Transitions may include a change of coach, participating in a new sport and joining a new club, a change of team, moving environments within a talent pathway, progression from age grade sport to open age, being deselected from an academy or performance programme, long term injuries or leaving a sport for good.

We all enjoy consistency and comfort and change can often lead to a mixture of emotions. Change can bring about huge bouts of excitement but can also cause some anxiety.

Our children may be nervous, anxious, vulnerable, unsettled and frustrated during periods of change but our role as parents is to try and help provide an environment for them to try and frame these experiences as positive experiences whilst helping provide a toolbox of skills that will allow our children as they grow older to adapt to some of these transitions more seamlessly.

What does that look like for us as parents and what can we do to best support?

Speak to your child
This may seem the most obvious thing in the world but can often be neglected. Really take the time to ask questions that allow your children to share their thoughts and feelings about the change that they are about to go through.

It is so crucial at this stage that we take the time to really listen, respect their views and ideas even if it does not really align to how we perceive the situation and look to respond in a positive way to what we hear.

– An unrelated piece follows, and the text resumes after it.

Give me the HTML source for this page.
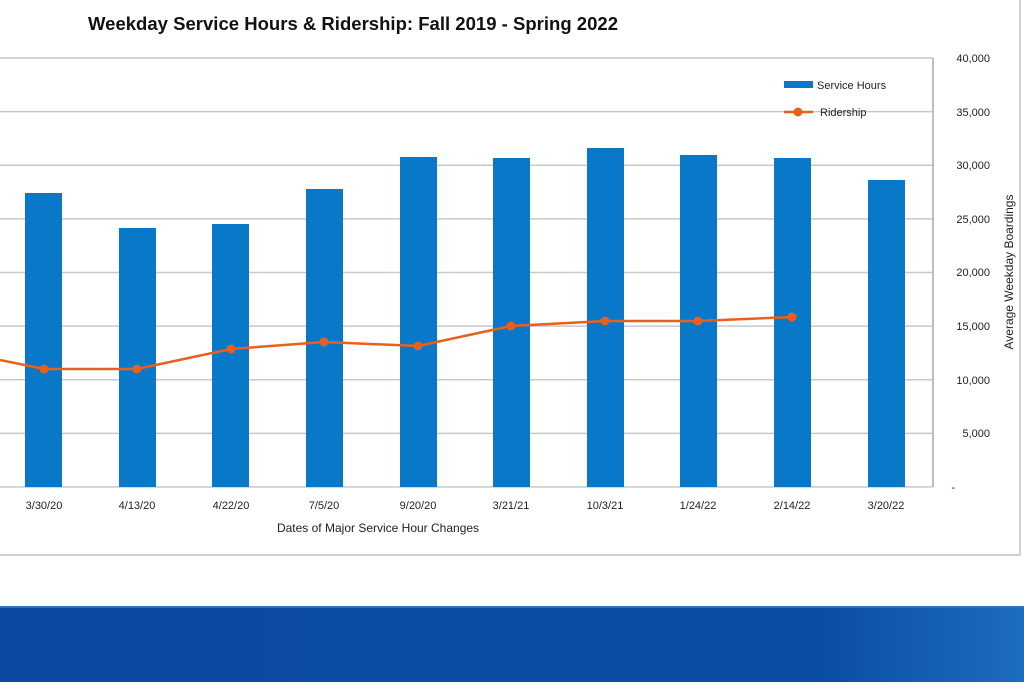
<!DOCTYPE html><html><head><style>
body{margin:0;width:1024px;height:682px;overflow:hidden;background:#fff;font-family:"Liberation Sans",sans-serif}
</style></head><body>
<svg width="1024" height="682" style="position:absolute;left:0;top:0">
<rect x="0" y="0" width="1020" height="555" fill="#fff"/>
<line x1="1020" y1="0" x2="1020" y2="556" stroke="#d0d0d0" stroke-width="2"/>
<line x1="0" y1="555" x2="1021" y2="555" stroke="#d0d0d0" stroke-width="2"/>
<text x="88" y="30" font-size="18.5" font-weight="bold" fill="#111" textLength="530">Weekday Service Hours &amp; Ridership: Fall 2019 - Spring 2022</text>
<g stroke="#c8c8c8" stroke-width="1.5">
<line x1="0" y1="58" x2="933" y2="58"/><line x1="0" y1="111.6" x2="933" y2="111.6"/>
<line x1="0" y1="165.2" x2="933" y2="165.2"/><line x1="0" y1="218.9" x2="933" y2="218.9"/>
<line x1="0" y1="272.5" x2="933" y2="272.5"/><line x1="0" y1="326.1" x2="933" y2="326.1"/>
<line x1="0" y1="379.8" x2="933" y2="379.8"/><line x1="0" y1="433.4" x2="933" y2="433.4"/>
<line x1="0" y1="487" x2="933" y2="487"/>
</g>
<line x1="933" y1="58" x2="933" y2="487" stroke="#aaa" stroke-width="1.5"/>
<g fill="#0a78c8">
<rect x="25" y="193" width="37" height="294"/><rect x="119" y="228" width="37" height="259"/>
<rect x="212" y="224" width="37" height="263"/><rect x="306" y="189" width="37" height="298"/>
<rect x="400" y="157" width="37" height="330"/><rect x="493" y="158" width="37" height="329"/>
<rect x="587" y="148" width="37" height="339"/><rect x="680" y="155" width="37" height="332"/>
<rect x="774" y="158" width="37" height="329"/><rect x="868" y="180" width="37" height="307"/>
</g>
<polyline fill="none" stroke="#e8601c" stroke-width="2.5" points="0,360 44,369 137,369 231,349 324,342 418,346 511,326 605,321 698,321 792,317"/>
<g fill="#e8601c"><circle cx="44" cy="369" r="4.5"/><circle cx="137" cy="369" r="4.5"/><circle cx="231" cy="349" r="4.5"/><circle cx="324" cy="342" r="4.5"/><circle cx="418" cy="346" r="4.5"/><circle cx="511" cy="326" r="4.5"/><circle cx="605" cy="321" r="4.5"/><circle cx="698" cy="321" r="4.5"/><circle cx="792" cy="317" r="4.5"/></g>
<rect x="784" y="81" width="29" height="7" fill="#0a78c8"/>
<text x="817" y="89" font-size="11" fill="#222">Service Hours</text>
<line x1="784" y1="112" x2="813" y2="112" stroke="#e8601c" stroke-width="2.5"/><circle cx="798" cy="112" r="4.5" fill="#e8601c"/>
<text x="820" y="116" font-size="11" fill="#222">Ridership</text>
<g font-size="11" fill="#222" text-anchor="end">
<text x="990" y="62">40,000</text><text x="990" y="116">35,000</text><text x="990" y="169">30,000</text>
<text x="990" y="223">25,000</text><text x="990" y="276">20,000</text><text x="990" y="330">15,000</text>
<text x="990" y="384">10,000</text><text x="990" y="437">5,000</text><text x="955" y="491">-</text>
</g>
<text transform="translate(1013,272) rotate(-90)" font-size="12" fill="#222" text-anchor="middle">Average Weekday Boardings</text>
<g font-size="11" fill="#222" text-anchor="middle">
<text x="44" y="509">3/30/20</text><text x="137" y="509">4/13/20</text><text x="231" y="509">4/22/20</text>
<text x="324" y="509">7/5/20</text><text x="418" y="509">9/20/20</text><text x="511" y="509">3/21/21</text>
<text x="605" y="509">10/3/21</text><text x="698" y="509">1/24/22</text><text x="792" y="509">2/14/22</text>
<text x="886" y="509">3/20/22</text>
</g>
<text x="378" y="532" font-size="12" fill="#222" text-anchor="middle">Dates of Major Service Hour Changes</text>
<defs><linearGradient id="g" x1="0" x2="1"><stop offset="0" stop-color="#0b4aa2"/><stop offset="0.8" stop-color="#0a4ca6"/><stop offset="1" stop-color="#1d6cc0"/></linearGradient></defs>
<rect x="0" y="607" width="1024" height="75" fill="url(#g)"/>
<line x1="0" y1="607" x2="1024" y2="607" stroke="#3a6fb8" stroke-width="2"/>
</svg>
</body></html>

Be aware that sometimes there may well be hidden messages with our young people and in not wanting to let us down or show they are struggling they may well tell us what they think we want to hear. You know your child better than anyone, check their body language, gestures, fidgeting and tone of voice to ensure you are getting the real message.

Let them know that it is normal to be apprehensive about change
Perhaps share some of your own experiences and moments of apprehension. If these can be sports based then fantastic, but even if not, there are many times in our lives where we will have had to go through periods of change, had the same feelings and found ways to adapt to a changing environment.

Tell them that you are here to help support them
Ask them if there is anything that you can find out for them and that you will support them, most importantly tell them you love them!

Build a culture at home that change presents us with some amazing new opportunities
We do not know what the future holds, our children may think they have the best coach in the world, but perhaps do not know there is someone better suited around the corner.

They may leave teams and join new clubs and see a whole new way of doing things and have an even better experience, making lots of new friendships.

The end of being part of performance programme or an academy system can be devastating particularly if our children sense their whole worth and identity is based around their sporting success and they feel like they may have let us down.

However, having a plan, seeking feedback, exploring alternative programmes can often be a positive experience and many athletes thrive in new environments and bounce back at a later date.

Have fun together
Do things away from the changes that help to show your children that there are a lot of different things going on in their lives and any change does not affect the fun that you can have as a family.

Transitions and change can be challenging for all of us but particularly for young people. Our role is to do our very best to help them embrace the new challenges in front of them, through appropriate support help them adapt to the new environments facing them and tweak and adjust our support based on what our children are telling us.

We cannot completely smooth the path for our children, and nor should we want to as all of these phases of change are part of growing up and help play such an important part in the emotional, intellectual and social development of our children.